Is Learning Feasible?: Generalization Bound

Generalization Bound Idea

A ==Generalization bound== help us to understand how the Generalization Error $E_{out}$ could be, even though we cannot compute it.

In order to understand that, the bound is defined in terms of the training error $E_{in}$, which we can compute.

Starting from ==Hoeffding Inequality==, we can derive two possible escenarios:

==Maximum Bound==: What is the **maximum** possible value for $E_{out}$
==Minimum Bound==: What is the **minimum** possible value for $E_{out}$

The first one is of more interest because it could explain how well our $E_{in}$ can estimate $E_{out}$ by providing a small maximum bound. The following image depicts this derivation

A Generalization Bound is other way to understand if Learning is feasible or not, we will came up to similar conclusions as with Hoeffding Inequality.

In order to have a better expression of $\epsilon$, we use assume that the right term of Hoeffding Inequality is a term $\delta$ that we, as users, defined beforehand.

and we can isolate $\epsilon$ to get $$\epsilon = \sqrt{\frac{1}{2N}\text{ln}\left(\frac{2M}{\delta}\right)}$$ Notice that by replacing $\epsilon$ in any of our two previous cases we have an expression in terms of $N$ (==training set size==) and $M$ (==model complexity==).

Now we, as users, will define $\delta$ instead of $\epsilon$.

In such way, we say that starting from the Hoeffding Inequality with probability ==$1 - \delta$==, the following bounds are true ==Maximum Bound== $$E_{out}(g) \leq E_{in}(g) + \sqrt{\frac{1}{2N}\text{ln}\left(\frac{2M}{\delta}\right)}$$ == Minimal Bound== $$E_{out}(g) \geq E_{in}(g) - \sqrt{\frac{1}{2N}\text{ln}\left(\frac{2M}{\delta}\right)}$$

Notice the isolation $\epsilon$ from $\delta$ is

$$\text{ln}\left(\frac{\delta}{2M}\right) = -2N\epsilon^2$$ $$\epsilon^2 = - \frac{1}{2N} \text{ln}\left(\frac{\delta}{2M}\right)$$ $$\epsilon = \sqrt{\frac{1}{2N}ln\left(\frac{2M}{\delta}\right)}$$

Maximum Bound (First Case)

The following is the definition of the maximum bound $$E_{out}(g) \leq E_{in}(g) + \sqrt{\frac{1}{2N}\text{ln}\left(\frac{2M}{\delta}\right)}$$ Notice we can conclude

$\downarrow E_{in} \quad \downarrow E_{out} \Rightarrow$ limits the generalization error by a smaller training error $E_{in}$
$\uparrow N \quad \downarrow E_{out} \Rightarrow$ more training size less generalization error
$\uparrow M \quad \uparrow E_{out} \Rightarrow$ more model complexity more generalization

**__Trade-off M, $E_{in}$, $E_{out}$__**
Additionally, we can note again that there exists a complex relation between $M$, $E_{in}$, and $E_{out}$ similar to what happened with the Uniform Hoeffnig Inequality

By focusing in the complex relation that exists between $M$, $E_{in}$, and $E_{out}$, we can split the learning in two central questions:

can we make sure that $E_{out}(g)$ is close enough to $E_{in}(g)$
can we make $E_{in}(g)$ small enough?

Then, using the right $M$ (or $\mathcal{H}$) is important.

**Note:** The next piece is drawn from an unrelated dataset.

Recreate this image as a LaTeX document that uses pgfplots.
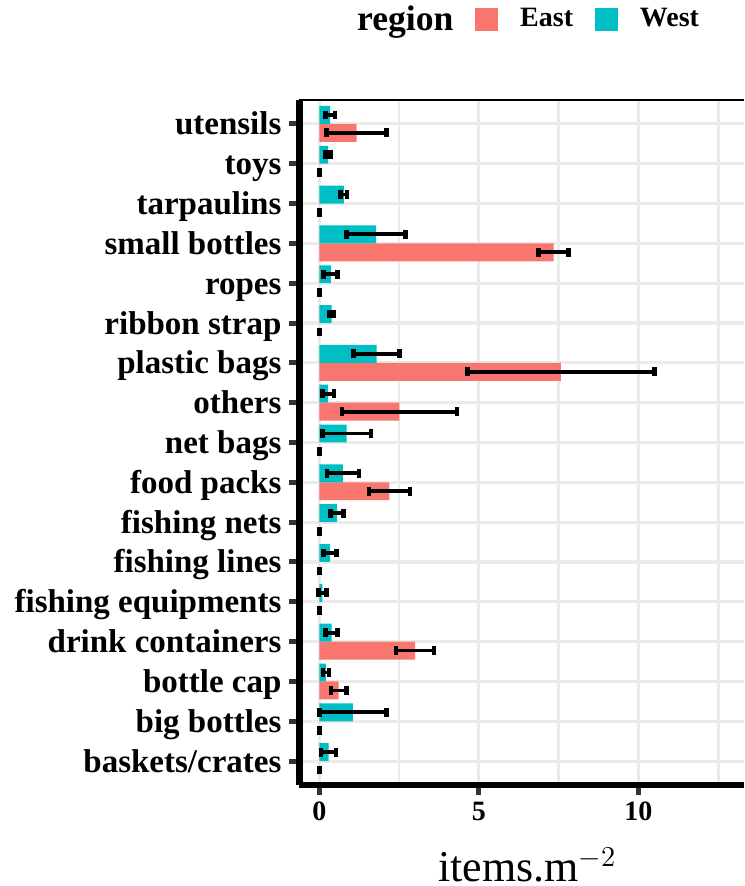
\documentclass[border=0pt]{standalone}
\usepackage{pgfplots}
\pgfplotsset{compat=1.18}
\usepackage{pgfplotstable}
\usepackage{fontspec}
\setmainfont{Liberation Serif}
\definecolor{eastc}{HTML}{F8766D}
\definecolor{westc}{HTML}{00BFC4}
\definecolor{gridc}{HTML}{EBEBEB}
\definecolor{tickc}{HTML}{333333}

% East: category index - 0.225 (err 0.01 = zero-width error bar)
\pgfplotstableread{
pos val err
-0.225 0 0.01
0.775 0 0.01
1.775 0.61 0.245
2.775 3.00 0.60
3.775 0 0.01
4.775 0 0.01
5.775 0 0.01
6.775 2.20 0.64
7.775 0 0.01
8.775 2.51 1.80
9.775 7.57 2.93
10.775 0 0.01
11.775 0 0.01
12.775 7.34 0.47
13.775 0 0.01
14.775 0 0.01
15.775 1.17 0.94
}\eastdata

% West: category index + 0.225
\pgfplotstableread{
pos val err
0.225 0.29 0.23
1.225 1.05 1.05
2.225 0.21 0.09
3.225 0.39 0.19
4.225 0.10 0.13
5.225 0.34 0.20
6.225 0.56 0.20
7.225 0.74 0.50
8.225 0.86 0.76
9.225 0.28 0.18
10.225 1.80 0.72
11.225 0.39 0.07
12.225 0.36 0.22
13.225 1.78 0.92
14.225 0.77 0.10
15.225 0.28 0.08
16.225 0.34 0.15
}\westdata

\begin{document}
\begin{tikzpicture}
\begin{axis}[
  at={(0,0)}, anchor=south west,
  scale only axis, width=222.25pt, height=342.5pt,
  xmin=-0.62, xmax=13.31, ymin=-0.6, ymax=16.6,
  axis x line*=bottom, axis y line*=left,
  x axis line style={black, line width=3pt},
  y axis line style={black, line width=3.5pt},
  xtick={0,5,10}, minor xtick={2.5,7.5,12.5},
  ytick={0,...,16},
  yticklabels={baskets/crates,big bottles,bottle cap,drink containers,fishing equipments,fishing lines,fishing nets,food packs,net bags,others,plastic bags,ribbon strap,ropes,small bottles,tarpaulins,toys,utensils},
  tick align=outside, major tick length=5pt, minor tick length=0pt,
  tick style={tickc, line width=2.5pt},
  xmajorgrids, xminorgrids, ymajorgrids,
  major grid style={gridc, line width=1.6pt},
  minor grid style={gridc, line width=1.4pt},
  /pgf/number format/assume math mode=true,
  xticklabel style={font=\bfseries\fontsize{14}{16}\selectfont},
  yticklabel style={font=\bfseries\fontsize{16.5}{18}\selectfont, anchor=base east, yshift=-5.5pt, xshift=-0.5pt},
  xlabel={items.m$^{-2}$},
  xlabel style={font=\fontsize{22}{24}\selectfont, inner sep=0pt, at={(axis description cs:0.512,-0.1415)}, anchor=base},
  legend style={draw=none, fill=none, legend columns=-1,
    at={(axis description cs:0.8988,1.118)}, anchor=east,
    font=\bfseries\fontsize{14}{16}\selectfont,
    inner sep=0pt, outer sep=0pt, nodes={inner sep=0pt},
    /tikz/every odd column/.append style={column sep=11pt},
    /tikz/every even column/.append style={column sep=11pt}},
  after end axis/.code={\draw[black, line width=1.2pt] (rel axis cs:0,1) -- (rel axis cs:1,1);},
]
\addlegendimage{empty legend}
\addlegendentry{\fontsize{17.8}{20}\selectfont region}
\addlegendimage{legend image code/.code={\fill[eastc] (0pt,-5.5pt) rectangle (11pt,5.5pt);}}
\addlegendentry{East}
\addlegendimage{legend image code/.code={\fill[westc] (0pt,-5.5pt) rectangle (11pt,5.5pt);}}
\addlegendentry{West}

\addplot[forget plot, xbar, bar width=0.45, bar shift=0pt, fill=eastc, draw=none,
  error bars/.cd, x dir=both, x explicit, error mark=|,
  error bar style={black, line width=1.9pt},
  error mark options={black, line width=2.3pt, mark size=2.2pt}]
  table[x=val, y=pos, x error=err] {\eastdata};
\addplot[forget plot, xbar, bar width=0.45, bar shift=0pt, fill=westc, draw=none,
  error bars/.cd, x dir=both, x explicit, error mark=|,
  error bar style={black, line width=1.9pt},
  error mark options={black, line width=2.3pt, mark size=2.2pt}]
  table[x=val, y=pos, x error=err] {\westdata};
\end{axis}
\pgfresetboundingbox
\useasboundingbox (-149.75pt,-50.5pt) rectangle (222.25pt,392.5pt);
\end{tikzpicture}
\end{document}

Notice that although the generalization error increases with the model complexity, it doesn't increase too much due to the square root and logarithm.

--Regularization can account for this trade-off by minimizing $E_{in}$ and at the same time trying to minimize the complexity of the model M--

Minimum Bound (Second Case)

The following is the definition of the minimum bound $$E_{out}(g) \geq E_{in}(g) - \sqrt{\frac{1}{2N}\text{ln}\left(\frac{2M}{\delta}\right)}$$ Notice we can conclude $\uparrow E_{in} \quad \uparrow E_{out}$.

Then, this bound effectively provides a kind of minimum bound that our generalization error can achieve. It can not necesarily be an absolute zero generalization error. It is limited again by the $E_{in}$

Conclusion

The generalization bound is an intrinsic (max and min) limit of

your dataset (which contro N),
model complexity (which controls M),
and how much you want tolerance to bad events we have (which determines $\delta$)

Finite Hypothesis Set Assumption

Notice the whole derivation is possible because we assume a finite set $H$. However, our ML algorithm usually have infinite hypothesis sets. We will use VC dimension to deal with these cases.